It’s true, in the early days some people thought doctors who worked as locum tenens might be snake-oil salesmen. They questioned our ability to get and hold good jobs and refused to introduce us to their sisters. They said, “What? You’re Dr. Terry Cloth and you’re calling about local tennis?!”
Over the past 30 years I have had the great pleasure of watching the evolution of this unique way to do the work we love. It has become what many of you will agree is the purest form of practice available to physicians today.
Here’s a quick look at how it happened: Shortly after I completed med school in 1976, I joined a group called the Health Systems Research Institute, a non-profit formed by the University of Utah, the Intermountain Regional Medical Program, and the Robert Wood Johnson Foundation. Our goal was to develop innovative solutions to rural healthcare challenges. I lead a team that managed 22 clinics and five hospitals in nine western states and had the privilege of serving as team leader for Yellowstone National Park Medical Services.

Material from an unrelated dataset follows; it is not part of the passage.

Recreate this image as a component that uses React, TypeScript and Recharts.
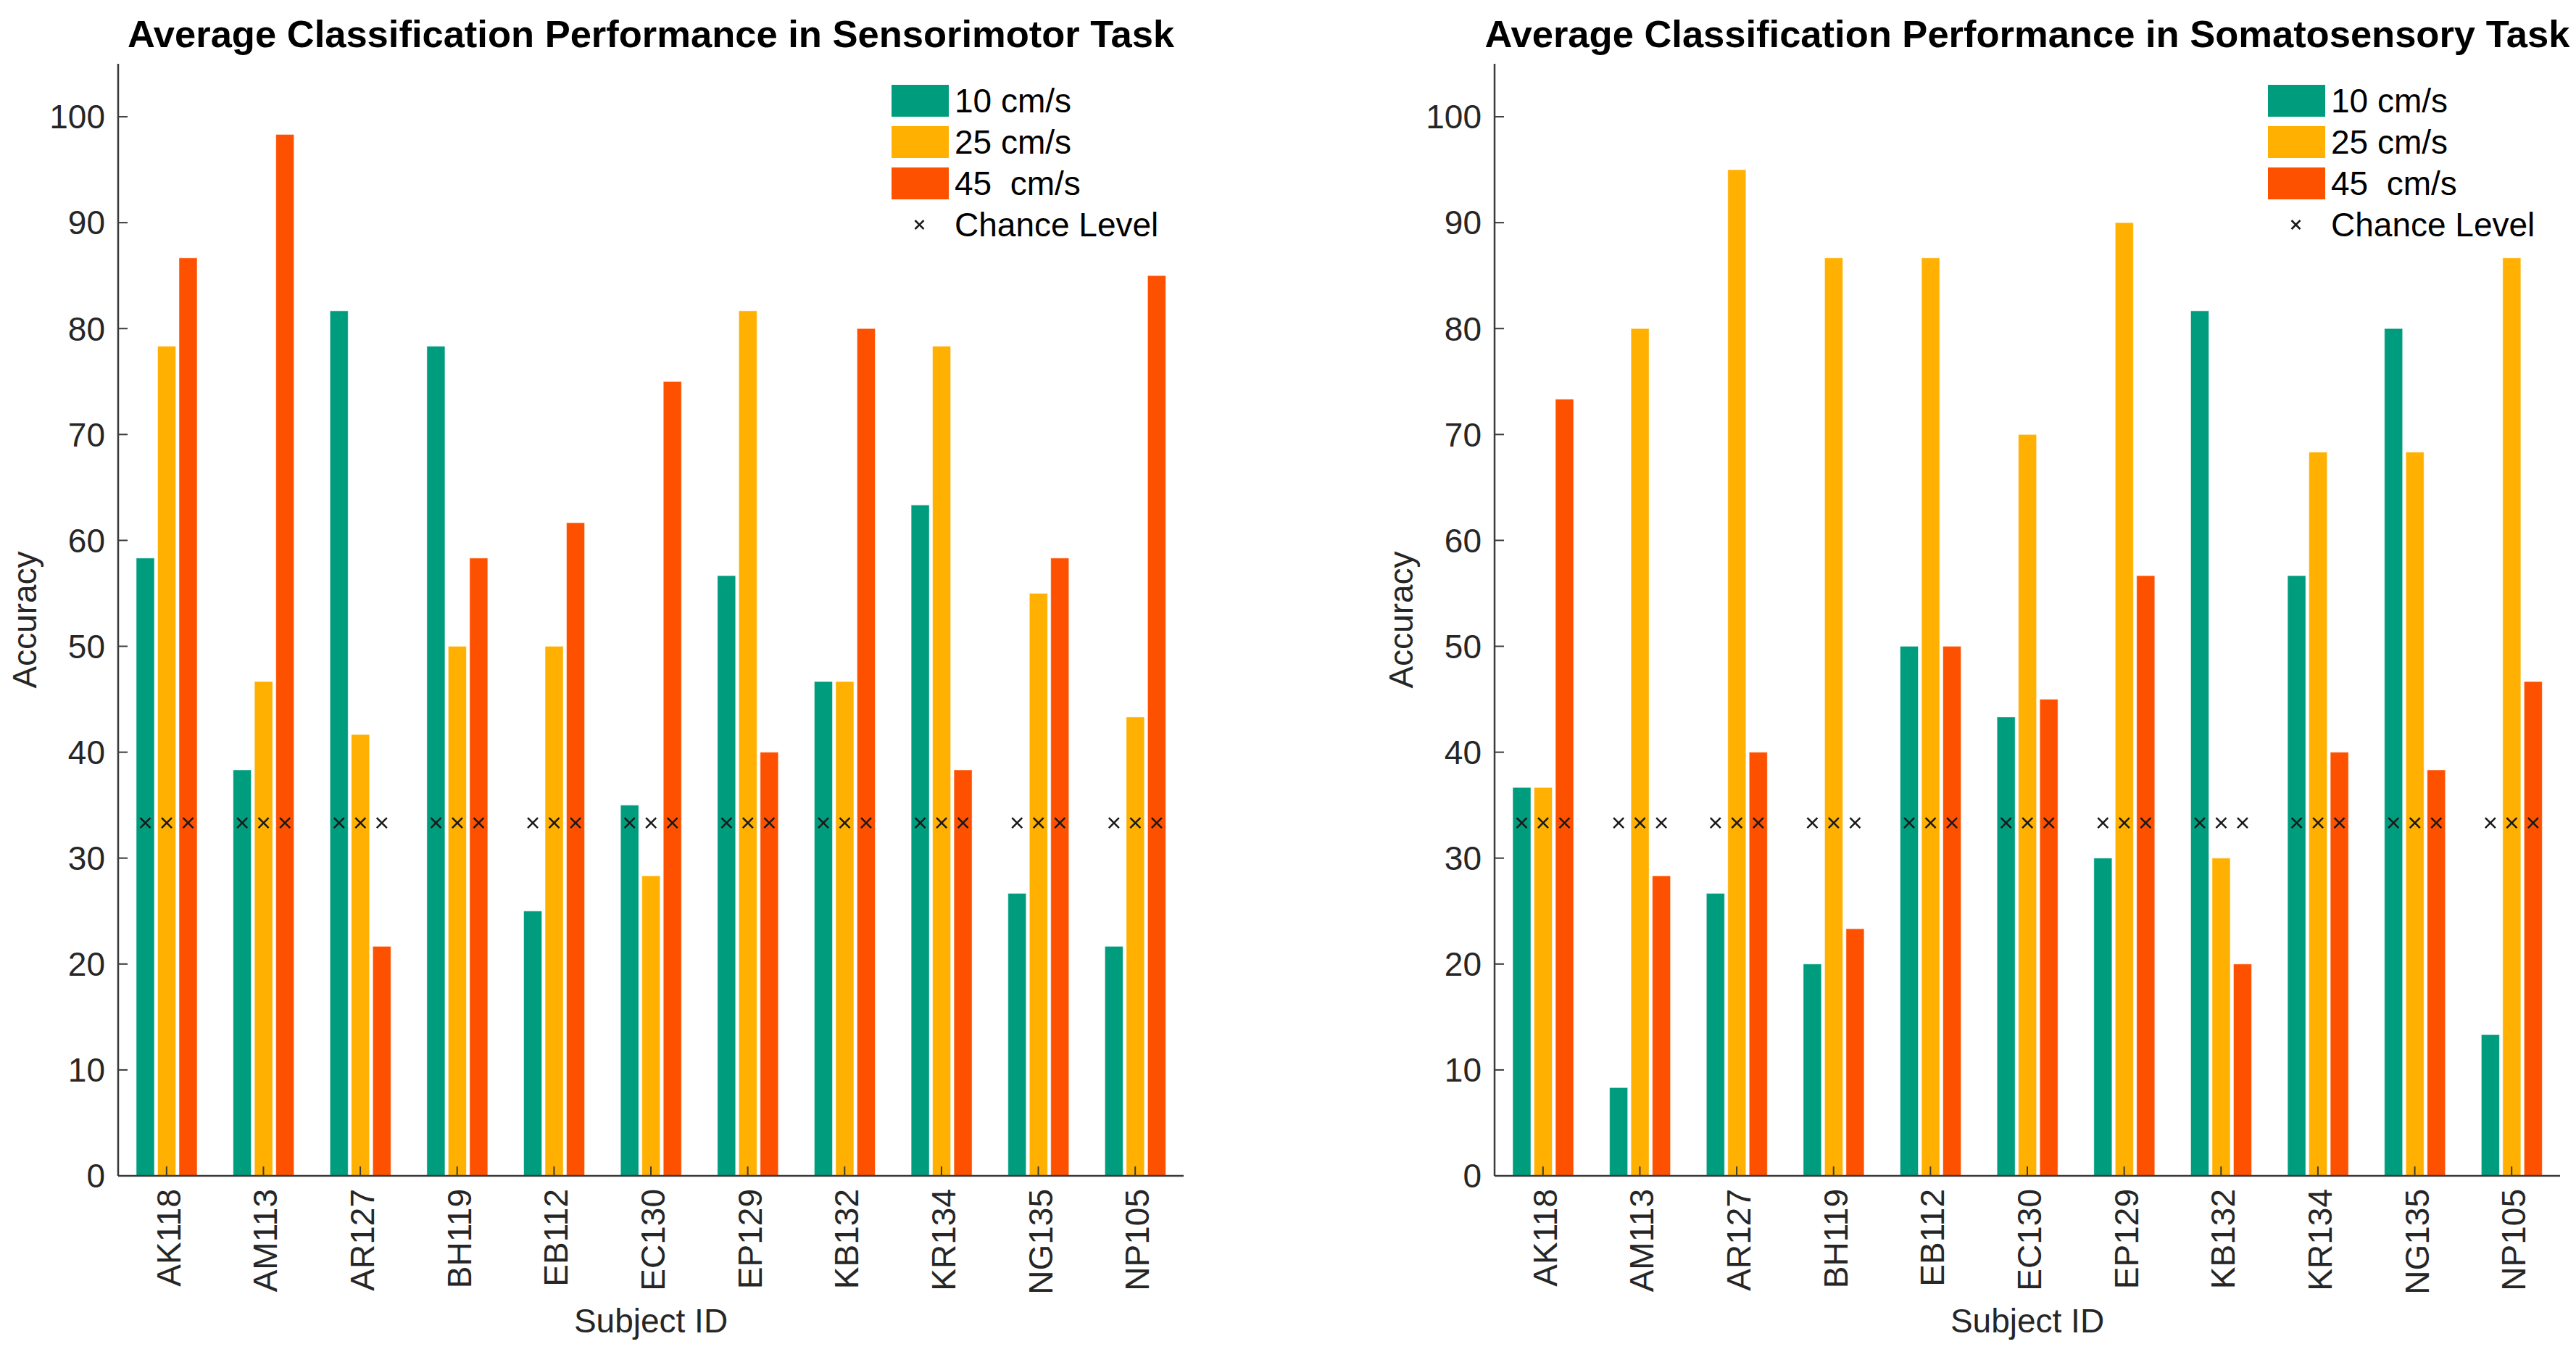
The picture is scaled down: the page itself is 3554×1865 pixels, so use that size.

Yeah, it sounds great, but back then—as now—keeping physicians in these rural practices was really difficult. And the ones we did recruit were at risk of quick burnout because they were on call almost all the time and never felt they could get away from their practices. We realized that we needed a “circuit rider” to provide coverage and give these docs a break with the peace of mind that their patients would be well cared for and their practices managed responsibly. Why not? Episcopalian priests had been doing it for centuries. We realized we were on to something, and went on to establish the first commercial locum tenens company in 1979.
The changes in US demographics, in generational attitudes toward work and careers, in technology, in healthcare worker supply and demand have made the landscape for locum tenens even more inviting and important. The wave has moved well beyond primary care, and physicians in just about every medical specialty are in demand for temporary assignments. International opportunities are opening up in every country with a comparable medical education system. And the work ranges from weekend call to a year or longer, with every option in between. The stigma is gone, replaced by respect from colleagues, appreciation for the much-needed help, and maybe a little envy for the freedom and flexibility locum tenens affords.
On the brink? Take the plunge. You will emerge from your experience with a better understanding of your strengths and priorities, a clear view of your value, and a stronger ability to negotiate for what really matters in the subsequent stages of your career.